**The data:**
---
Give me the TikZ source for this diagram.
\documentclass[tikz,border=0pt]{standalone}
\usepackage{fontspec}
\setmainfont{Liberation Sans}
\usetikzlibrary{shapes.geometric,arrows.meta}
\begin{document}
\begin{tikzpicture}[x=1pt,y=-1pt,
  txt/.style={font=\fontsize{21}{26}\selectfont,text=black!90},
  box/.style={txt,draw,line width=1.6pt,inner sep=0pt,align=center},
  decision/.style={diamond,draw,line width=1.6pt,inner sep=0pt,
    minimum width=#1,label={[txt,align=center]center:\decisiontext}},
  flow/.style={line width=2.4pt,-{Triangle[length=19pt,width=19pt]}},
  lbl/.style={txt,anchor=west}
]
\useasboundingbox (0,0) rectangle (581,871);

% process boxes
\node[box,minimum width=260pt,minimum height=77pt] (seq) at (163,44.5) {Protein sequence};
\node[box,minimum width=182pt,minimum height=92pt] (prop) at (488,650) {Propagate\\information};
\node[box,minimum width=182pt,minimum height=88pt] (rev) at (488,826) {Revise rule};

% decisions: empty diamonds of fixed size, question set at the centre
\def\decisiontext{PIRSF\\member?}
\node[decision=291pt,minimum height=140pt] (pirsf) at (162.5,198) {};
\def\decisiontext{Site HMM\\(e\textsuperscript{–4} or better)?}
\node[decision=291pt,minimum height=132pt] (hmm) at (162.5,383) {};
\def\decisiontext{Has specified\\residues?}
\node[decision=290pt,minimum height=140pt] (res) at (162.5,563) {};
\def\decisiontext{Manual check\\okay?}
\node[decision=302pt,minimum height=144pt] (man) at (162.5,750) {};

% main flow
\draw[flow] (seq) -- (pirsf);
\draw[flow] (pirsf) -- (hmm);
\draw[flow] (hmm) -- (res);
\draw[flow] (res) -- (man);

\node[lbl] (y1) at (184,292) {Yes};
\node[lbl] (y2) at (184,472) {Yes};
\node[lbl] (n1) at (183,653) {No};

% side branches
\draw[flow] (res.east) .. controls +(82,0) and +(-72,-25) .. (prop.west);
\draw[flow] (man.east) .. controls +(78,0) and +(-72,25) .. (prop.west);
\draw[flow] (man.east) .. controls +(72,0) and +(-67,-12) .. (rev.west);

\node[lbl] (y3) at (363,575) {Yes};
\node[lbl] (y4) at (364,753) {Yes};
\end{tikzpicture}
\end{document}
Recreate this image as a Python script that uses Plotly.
---
**Instructions to follow:**
The lines from the top of the data above down to the line containing "width=182pt,minimum height=88pt] (rev)" are to be copied exactly; no other line should appear.

**Written answer:**
Give me the TikZ source for this diagram.
\documentclass[tikz,border=0pt]{standalone}
\usepackage{fontspec}
\setmainfont{Liberation Sans}
\usetikzlibrary{shapes.geometric,arrows.meta}
\begin{document}
\begin{tikzpicture}[x=1pt,y=-1pt,
  txt/.style={font=\fontsize{21}{26}\selectfont,text=black!90},
  box/.style={txt,draw,line width=1.6pt,inner sep=0pt,align=center},
  decision/.style={diamond,draw,line width=1.6pt,inner sep=0pt,
    minimum width=#1,label={[txt,align=center]center:\decisiontext}},
  flow/.style={line width=2.4pt,-{Triangle[length=19pt,width=19pt]}},
  lbl/.style={txt,anchor=west}
]
\useasboundingbox (0,0) rectangle (581,871);

% process boxes
\node[box,minimum width=260pt,minimum height=77pt] (seq) at (163,44.5) {Protein sequence};
\node[box,minimum width=182pt,minimum height=92pt] (prop) at (488,650) {Propagate\\information};
\node[box,minimum width=182pt,minimum height=88pt] (rev) at (488,826) {Revise rule};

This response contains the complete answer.